James advises narrowing down your focus this way to help move your program forward and better communicate what and why you’re personalizing with your team, stakeholders, and executives. Which leads to his next piece of advice…
Best Practice 2: Communicate the value of personalization
In a recent interview, Matt Ravlich, a digital analyst at WestJet emphasized the importance of communicating your testing and personalization results for building the program. James agrees, and adds that the way you communicate changes as your program grows.
He said that at first they needed to communicate to executives the potential of personalization, the addressable market, and who their visitors, customers, and prospects were. Executives came to understand the value of personalization, partly because vendors like Adobe have been beating the drum of personalization for several years, and also because the SAP Platforms personalization team has examples of results from many successful personalization programs.
Now communication with executives is more about the bottom line — how the personalized banner led a visitor to the registration page which filled the pipeline and ultimately impacted revenue. For business stakeholders, it depends on what they are trying to do and how prepared to jump in they are based on their mindset and available resources. To get their buy-in, he said they show similar tactics that worked previously. And as importantly, he stressed, “We listen to what they’re trying to do, and create wins for all.”
Best Practice 3: Enrich the visitor profile in B2B for personalization
The more detailed your customer profile, the better you can personalize.

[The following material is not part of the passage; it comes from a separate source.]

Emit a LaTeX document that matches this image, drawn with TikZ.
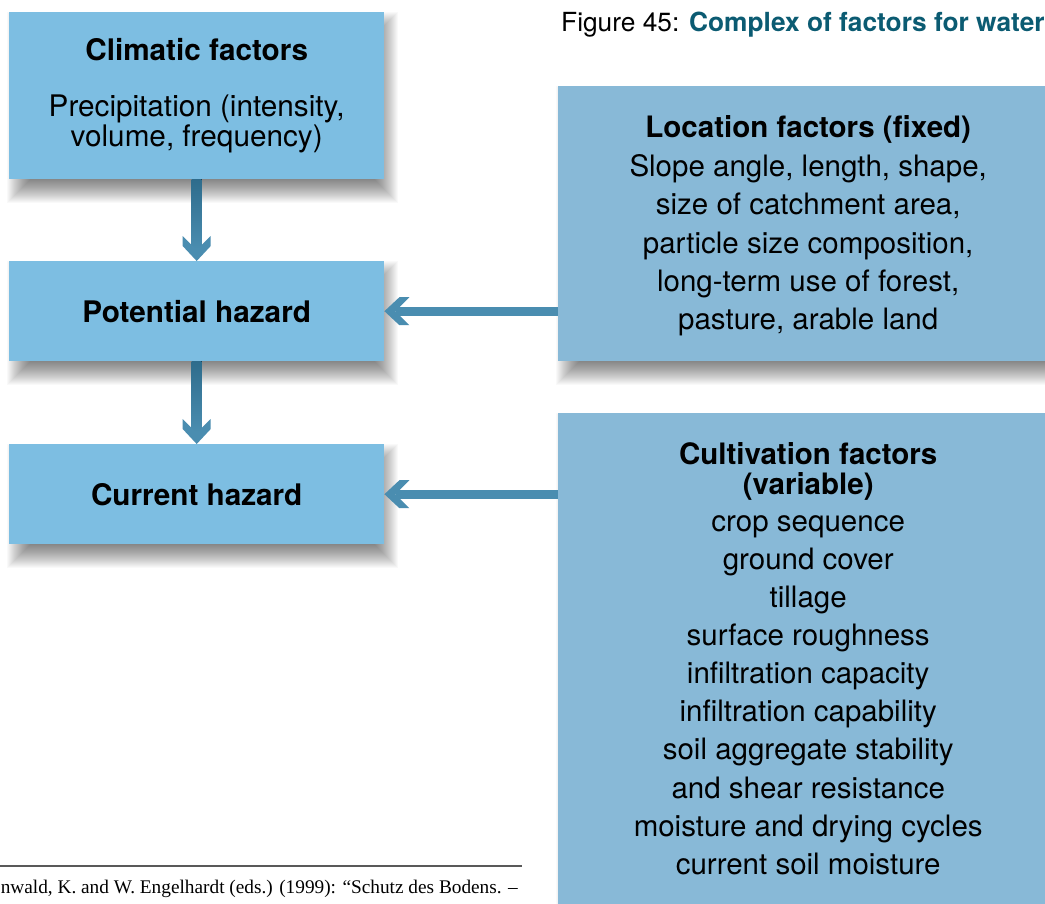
\documentclass[tikz,border=0pt]{standalone}
\usepackage{fontspec}
\setmainfont{TeX Gyre Heros}
\newfontfamily\fnserif{Liberation Serif}
\usetikzlibrary{calc,backgrounds}
\definecolor{lboxc}{HTML}{7DBEE2}
\definecolor{rboxc}{HTML}{88B9D7}
\definecolor{arrc}{HTML}{4A8DB0}
\definecolor{arrdark}{HTML}{2E6C8C}
\definecolor{titleteal}{HTML}{0B5B72}
\newcommand\mydropshadow[1]{%
  \foreach \k in {0,...,25}{%
    \fill[black,opacity=0.025] ($(#1.north west)+(-2+\k,\k)$) rectangle ($(#1.south east)+(14-\k,24-\k)$);
  }}
\begin{document}
\begin{tikzpicture}[x=1pt,y=-1pt,
  leftbox/.style={fill=lboxc,anchor=north west,inner sep=0pt,minimum width=375pt,align=center},
  rightbox/.style={fill=rboxc,anchor=north west,inner sep=0pt,minimum width=500pt,align=center},
  bigfont/.style={font=\fontsize{29.5}{38.4}\selectfont},
  cultfont/.style={font=\fontsize{29.5}{38.1}\selectfont},
  leftfont/.style={font=\fontsize{29.7}{30.5}\selectfont},
  leftboldfont/.style={font=\fontsize{29.7}{30.5}\selectfont\bfseries},
  arrowfill/.style={fill=arrc}]
\useasboundingbox (0,0) rectangle (1045,903);
\clip (0,0) rectangle (1045,903);

% left boxes
\node[leftbox,minimum height=167pt,leftfont] (clim) at (9,12)
  {{\bfseries Climatic factors}\\[25pt]Precipitation (intensity,\\volume, frequency)};
\node[leftbox,minimum height=100pt,leftboldfont] (pot) at (9,261) {Potential hazard};
\node[leftbox,minimum height=100pt,leftboldfont] (cur) at (9,444) {Current hazard};

% right boxes
\node[rightbox,minimum height=275pt,bigfont] (loc) at (558,86)
  {\rule{0pt}{27pt}{\bfseries Location factors (fixed)}\\Slope angle, length, shape,\\size of catchment area,\\particle size composition,\\long-term use of forest,\\pasture, arable land};
\node[rightbox,minimum height=540pt] (cult) at (558,413) {};
\node[cultfont,align=center,anchor=north,inner sep=0pt] (culttext) at ($(cult.north)+(0,29)$)
  {{\bfseries Cultivation factors}\\[-7.5pt]{\bfseries (variable)}\\[-1.5pt]crop sequence\\ground cover\\tillage\\surface roughness\\infiltration capacity\\infiltration capability\\soil aggregate stability\\and shear resistance\\moisture and drying cycles\\current soil moisture};

% shadows and background
\begin{pgfonlayer}{background}
  \fill[white] (0,0) rectangle (1045,903);
  \mydropshadow{clim}
  \mydropshadow{pot}
  \mydropshadow{cur}
  \mydropshadow{loc}
  \mydropshadow{cult}
\end{pgfonlayer}

% vertical connectors
\fill[top color=arrdark,bottom color=arrc] ($(clim.south)+(-5,0)$) rectangle ($(pot.north)+(5,-12)$);
\begin{scope}[shift={(pot.north)}]
  \fill[arrowfill] (-14,-25) -- (0,-11) -- (14,-25) -- (14,-15) -- (0,0) -- (-14,-15) -- cycle;
\end{scope}
\fill[top color=arrdark,bottom color=arrc] ($(pot.south)+(-5,0)$) rectangle ($(cur.north)+(5,-12)$);
\begin{scope}[shift={(cur.north)}]
  \fill[arrowfill] (-14,-25) -- (0,-11) -- (14,-25) -- (14,-15) -- (0,0) -- (-14,-15) -- cycle;
\end{scope}

% horizontal connectors
\fill[arrowfill] ($(pot.east -| loc.west)+(0,-4.5)$) rectangle ($(pot.east)+(12,4.5)$);
\begin{scope}[shift={(pot.east)}]
  \fill[arrowfill] (25,-14) -- (11,0) -- (25,14) -- (15,14) -- (0,0) -- (15,-14) -- cycle;
\end{scope}
\fill[arrowfill] ($(cur.east -| cult.west)+(0,-4.5)$) rectangle ($(cur.east)+(12,4.5)$);
\begin{scope}[shift={(cur.east)}]
  \fill[arrowfill] (25,-14) -- (11,0) -- (25,14) -- (15,14) -- (0,0) -- (15,-14) -- cycle;
\end{scope}

% title
\node[anchor=base west,inner sep=0pt,font=\fontsize{26.3}{30}\selectfont] (title) at (561,31)
  {Figure 45: \textcolor{titleteal}{\bfseries Complex of factors for water}};

% footnote
\coordinate (rulel) at (0,866);
\coordinate (ruler) at (522,866);
\draw[black!65,line width=1.3pt] (rulel) -- (ruler);
\node[anchor=base east,inner sep=0pt,font=\fnserif\fontsize{21}{24}\selectfont] (foot) at (518,893)
  {\resizebox{517pt}{!}{\fontsize{21}{24}\selectfont nwald, K. and W. Engelhardt (eds.) (1999): “Schutz des Bodens. –}};
\end{tikzpicture}
\end{document}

James said that how you enrich the customer profile may differ depending on your system landscape and marketing technology stack. He recommends looking at your available data, identifying your biggest pain points, and considering that against what’s easiest to achieve. He said, “Integrations between systems can differ in the intensity of effort required. If you identify your biggest pain point, but solving it requires the most painful integration, maybe go with a medium pain point and an easier integration.” Most importantly, it’s important to start small, with a focus on a single aspect or two of the visitor profile. Build a secure foundation, and build on top of that, similarly to most business initiatives.
Scaling personalization with AI
James views the effectiveness of SAP’s rules-based targeting as a testament to how solid their approach to personalization has been. With 50 different personalization programs running at any given time, they’re now looking at AI-driven personalization in Adobe Target to help them scale even further. He explains that the Personalization Insights reports in Target open the “AI black box,” making this move much easier. James said they have a few more things to do before they can “guide the wheel instead, driving the whole car,” but he believes that all they’ve learned and the foundation they’ve built through their rules-based targeting have prepared them to use AI to scale their personalization further.
At the end of the day, what’s critically important to SAP is delivering the best possible experience for each and every customer. By keeping that objective squarely in focus, James and his team are ensuring that their personalization journey — informed by continuous learning and best practice sharing — is positively impacting its customers at every interaction.